WASHINGTON – Senate Democrats on Tuesday posed an ultimatum to Speaker John Boehner (R-OH) on the budget: Bring your tea party “extremists” in line or prepare for a government shutdown come April 8.
On a conference call with reporters, Sens. Barbara Boxer (D-CA), Richard Blumenthal (D-CT), Thomas Carper (D-DE) and Ben Cardin (D-MD) took turns excoriating Boehner for what they depicted as the House GOP leadership’s capitulation to the 87 House freshmen threatening to scuttle any deal with insufficiently high spending cuts.
“Our problem is that we see now that Speaker Boehner is yielding to the extremes of his party, basically saying he’s not going to negotiate, take it or leave it,” Cardin said, insisting that Democrats were eager to compromise and cede ground to reach a deal.
“The anchor around the neck of these negotiations is a relatively small, extreme group of ideologues on the Republican side,” Blumenthal added. “They are an anchor that needs to be cut loose. Only Speaker Boehner can do it, and he needs to do it now, otherwise we will have a shutdown. The ball is in his court.”
House Republicans want the budget to reflect the $61 billion in spending cuts they approved last month. That’s a non-starter for Senate Democrats, who want the cuts to total roughly $20 billion and have been trying to persuade Speaker John Boehner (R-OH) to bring his figure down. Leaders of both parties have shown flexibility on the substance, but by compromising, Boehner would risk alienating his 87 tea party freshmen and possibly inciting a GOP revolt.
“There’s not enough skin in the game by those who are talking about a shutdown,” Boxer said, accusing tea party House members of demanding painful cuts while showing little or no flexibility in the negotiations.

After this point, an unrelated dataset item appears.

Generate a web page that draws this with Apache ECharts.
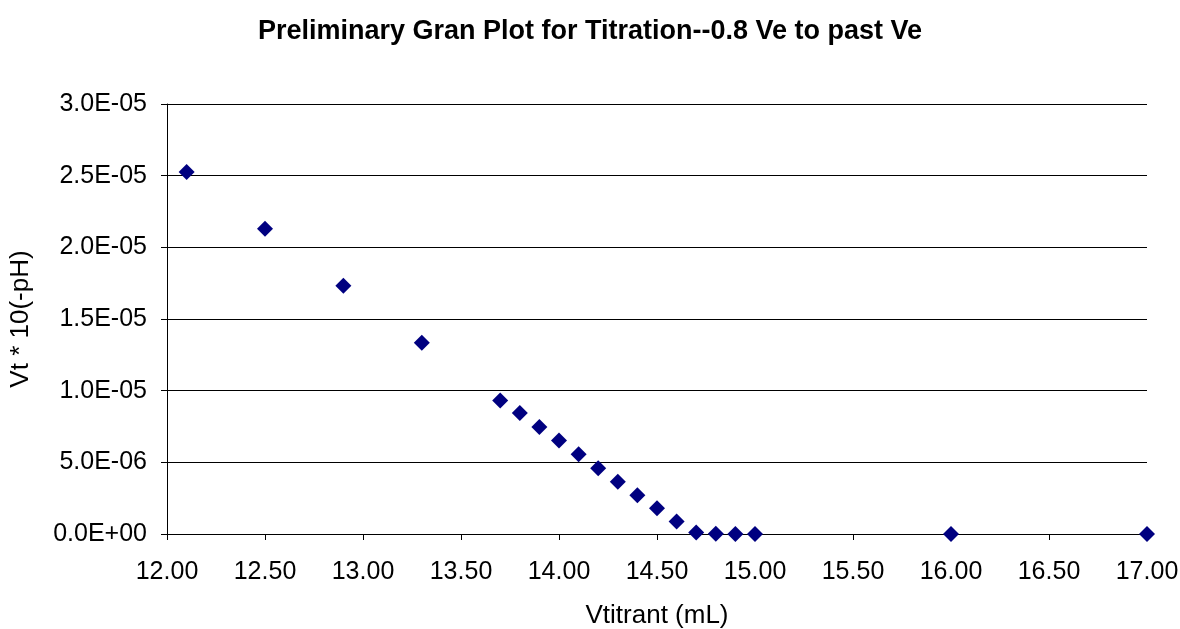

Boehner shot back at the Senate Democrats, arguing Tuesday that the House measure must be the starting point for negotiations because the Senate has not passed a budget.
“The American people want us to cut spending and keep the government open, and the House has passed legislation to do that,” Boehner spokesman Michael Steel told Raw Story in an e-mail. “The Senate has failed to act, or even offer a plan. If the Democrats who run Washington want to point fingers, they ought to buy a mirror.”
The Democrats also fretted that the “riders” Republicans insist on — the provisions imposing restrictions on federal agencies such as the EPA and curbing grants to Planned Parenthood — have nothing to do with the budget are are ideological pet-projects that should be debated separately.
“I think Republicans lose a lot of credibility of they hold off an agreement based on riders,” Carper said.
A GOP aide told Raw Story that the riders are fair game. “Policy restrictions are a routine part of the Appropriations process,” the aide said, “and I’m certain the senators on that call have voted for hundreds – if not thousands – of them in the past. Their position is simply not credible.”
Signs of a deal appeared increasingly unlikely Monday as leaders of both parties angrily blamed each other for the broken down negotiations, which stalled last week.